May 14, 2019 - Here's What "Certified Organic" Actually Means



Tuesday, May 14, 2019 - The million-dollar question. “Organic” is a broad term that refers to agricultural products grown without synthetic chemicals (like pesticides and antibiotics) or genetically modified seeds. The good news is that in the US, farmers can’t play fast and loose with the word. So if a product is labeled organic, that means that the USDA has signed off. Products that are labeled organic can either be certified organic or 100% organic…but we’ll get to those distinctions later.

Anything made from plants or animals (including animal products like eggs, dairy, and wool) is eligible for organic certification. This includes all food and beverages (including pet food) as well as flowers and seeds, tobacco, textiles, and other fibers (including cotton fabric and wool), soft toys (if they’re made with the aforementioned textiles), cleaning supplies, skincare products, and makeup.

The Organic Foods Production Act of 1990 established the National Organic Program, which oversees alllll the regulations we’re going to summarize below.

And it turns out the regulations are pretty rigorous, and they begin at the very beginning of a product’s life. For plant-based products, it starts with the land. A farm isn’t eligible for organic certification unless it has been farmed without any of the prohibited chemicals for three years, to ensure that no residual chemicals remain in the soil, or find their way into your certified organic carrots.

The crops themselves can’t be genetically engineered. While many foods advertise their non-GMO status, all certified organic foods are non-GMO. There are also restrictions on what kinds of chemicals can be used in organic farming. Organic farms do still use pesticides, but for the most part the approved pesticides are natural rather than synthetic. For animal products to earn the certification, the animals from which the products are sourced need to be fed an all-organic diet as well as have access to outdoor space year-round, and must be raised without antibiotics.

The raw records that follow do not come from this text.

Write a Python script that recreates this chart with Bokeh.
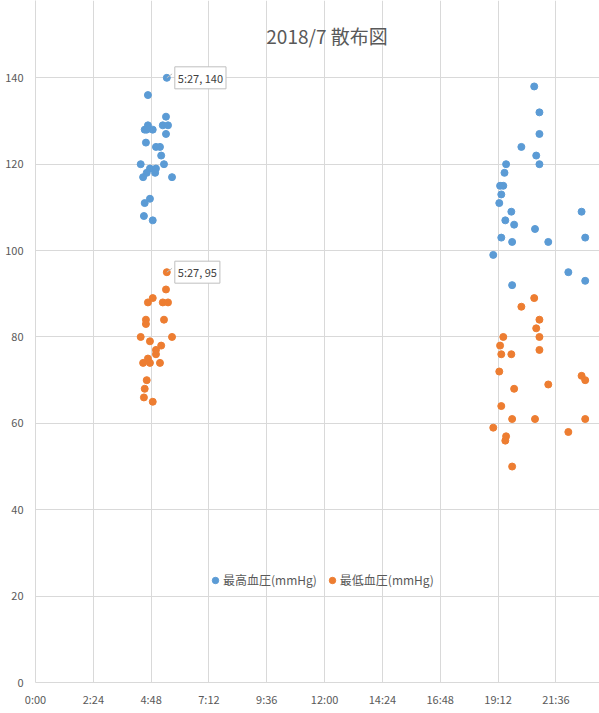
from bokeh.plotting import figure
from bokeh.models import (ColumnDataSource, FixedTicker, Label, Legend, LegendItem, Range1d)
from bokeh.embed import file_html
from bokeh.resources import INLINE

title_text = "2018/7 散布図"
series_names = ["最高血圧(mmHg)", "最低血圧(mmHg)"]
tick_hours = [0, 2.4, 4.8, 7.2, 9.6, 12.0, 14.4, 16.8, 19.2, 21.6]
tick_labels = ["0:00", "2:24", "4:48", "7:12", "9:36", "12:00", "14:24", "16:48", "19:12", "21:36"]
y_ticks = [0, 20, 40, 60, 80, 100, 120, 140]

high_times = ["5:27", "4:40", "5:25", "5:17", "5:30", "4:40", "4:32", "4:37", "4:52", "5:25",
              "4:35", "5:00", "5:10", "5:13", "4:22", "5:20", "4:45", "5:00", "4:37", "4:58",
              "4:28", "5:40", "4:45", "4:32", "4:30", "4:52",
              "20:42", "20:55", "20:55", "20:10", "20:47", "19:32", "20:55", "19:28", "19:17", "19:25",
              "19:20", "19:15", "19:45", "22:40", "19:30", "19:52", "20:44", "19:20", "22:49", "19:47",
              "21:17", "19:00", "22:07", "22:49", "19:47"]
high_values = [140, 136, 131, 129, 129, 129, 128, 128, 128, 127,
               125, 124, 124, 122, 120, 120, 119, 119, 118, 118,
               117, 117, 112, 111, 108, 107,
               138, 132, 127, 124, 122, 120, 120, 118, 115, 115,
               113, 111, 109, 109, 107, 106, 105, 103, 103, 102,
               102, 99, 95, 93, 92]

low_times = ["5:27", "5:25", "4:40", "4:52", "5:17", "5:30", "5:20", "4:35", "4:35", "4:22",
             "5:40", "4:45", "5:13", "5:00", "5:00", "4:40", "4:28", "4:45", "5:10", "4:37",
             "4:32", "4:30", "4:52",
             "20:42", "20:10", "20:55", "20:47", "19:25", "20:55", "19:17", "19:20", "19:45", "20:55",
             "19:15", "22:40", "22:49", "21:17", "19:52", "19:20", "19:47", "20:44", "22:49", "19:00",
             "22:07", "19:32", "19:30", "19:47"]
low_values = [95, 91, 88, 89, 88, 88, 84, 84, 83, 80,
              80, 79, 78, 77, 76, 75, 74, 74, 74, 70,
              68, 66, 65,
              89, 87, 84, 82, 80, 80, 78, 76, 76, 77,
              72, 71, 70, 69, 68, 64, 61, 61, 61, 59,
              58, 57, 56, 50]

label_points = [("5:27", 140, "5:27, 140"), ("5:27", 95, "5:27, 95")]


def to_hours(t):
    h, m = t.split(":")
    return int(h) + int(m) / 60.0


BLUE = "#5B9BD5"
ORANGE = "#ED7D31"
GRID = "#D9D9D9"
TXT = "#595959"
JP = "Noto Sans CJK JP"

p = figure(width=599, height=713, output_backend="svg", toolbar_location=None,
           x_range=Range1d(0, 23.41), y_range=Range1d(0, 157.9),
           min_border_left=35, min_border_right=0, min_border_top=0, min_border_bottom=31)
p.outline_line_color = None
p.background_fill_color = "white"

p.xaxis.ticker = FixedTicker(ticks=tick_hours)
p.xaxis.major_label_overrides = {t: l for t, l in zip(tick_hours, tick_labels)}
p.yaxis.ticker = FixedTicker(ticks=y_ticks)
for ax in (p.xaxis[0], p.yaxis[0]):
    ax.axis_line_color = GRID
    ax.major_tick_line_color = None
    ax.minor_tick_line_color = None
    ax.major_tick_out = 0
    ax.major_tick_in = 0
    ax.minor_tick_out = 0
    ax.major_label_text_color = TXT
    ax.major_label_text_font = JP
    ax.major_label_text_font_size = "11px"
p.xaxis.major_label_standoff = 8
p.yaxis.major_label_standoff = 12

p.xgrid.ticker = FixedTicker(ticks=tick_hours)
p.ygrid.ticker = FixedTicker(ticks=y_ticks)
p.xgrid.grid_line_color = GRID
p.ygrid.grid_line_color = GRID

src_h = ColumnDataSource(dict(x=[to_hours(t) for t in high_times], y=high_values))
src_l = ColumnDataSource(dict(x=[to_hours(t) for t in low_times], y=low_values))
r_h = p.scatter("x", "y", source=src_h, size=7, color=BLUE, line_color=BLUE)
r_l = p.scatter("x", "y", source=src_l, size=7, color=ORANGE, line_color=ORANGE)

# data labels
for t, v, txt in label_points:
    xh = to_hours(t)
    lab = Label(x=xh, y=v, x_offset=8, y_offset=0, text=txt, text_font=JP,
                text_font_size="11px", text_color="#404040", text_baseline="middle",
                background_fill_color="white", border_line_color="#BFBFBF",
                border_line_width=1, padding=3)
    p.add_layout(lab)
    p.segment(x0=[xh], y0=[v], x1=[xh + 0.22], y1=[v + 0.9], line_color="#BFBFBF", line_width=1)

p.add_layout(Label(x=12.1, y=149.7, text=title_text, text_font=JP, text_font_size="19px",
                   text_color=TXT, text_align="center", text_baseline="middle"))

legend = Legend(items=[LegendItem(label=series_names[0], renderers=[r_h]),
                       LegendItem(label=series_names[1], renderers=[r_l])],
                orientation="horizontal", location=(172, 94), padding=0, margin=0,
                spacing=7, glyph_width=16, glyph_height=16, label_standoff=0,
                label_height=16, label_text_font=JP, label_text_font_size="12px",
                label_text_color=TXT, background_fill_alpha=0, border_line_color=None)
p.add_layout(legend)

open("out.html", "w").write(file_html(p, INLINE))
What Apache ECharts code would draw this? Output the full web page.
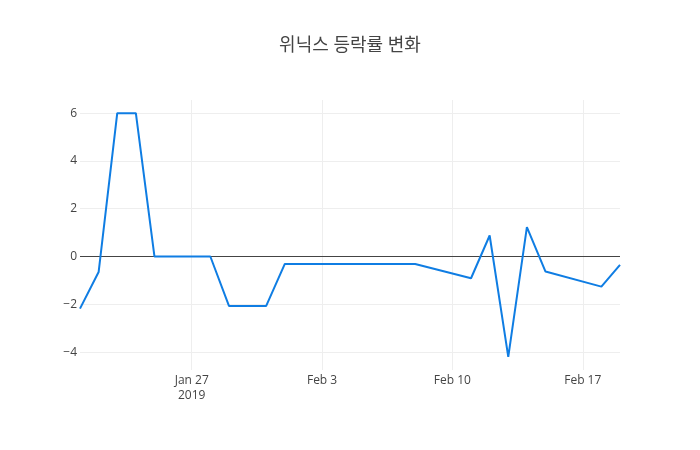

For products that are made with multiple different potentially organic ingredients, there are different kinds of official certifications. Let’s start with the gold standard: 100% organic. This means all the ingredients in the product are organic. Next, organic. For a product to be considered organic, it has to contain 95% organic ingredients, and its non-organic ingredients can’t be on the National List of Prohibited Substances. Buying organic can definitely cut down on the number of antibiotics and chemicals you ingest (though you could still be ingesting pesticides, so buying organic isn’t necessarily your get-out-of-washing-fruits-and-veggies-free card). And while organic certification isn’t always synonymous with ensuring that livestock are raised humanely, more oversight is certainly better when it comes to animal welfare. That said, claims that organic food is actually healthier haven’t been substantiated.

As to the question of whether organic farming is better for the environment, wellllllll…it’s complicated. The ban on synthetic chemicals is better for local wildlife, and organic methods promote biodiversity and can help prevent soil erosion. Organic farms are also better for farmworkers, because they expose them to less chemicals, and the farms are smaller, which often means better working conditions.

In conclusion, there are few downsides to buying organic, if your budget allows. Particularly for the kind of products you eat and use on your skin every day, it makes sense to consider paying a bit of a premium for organic goods.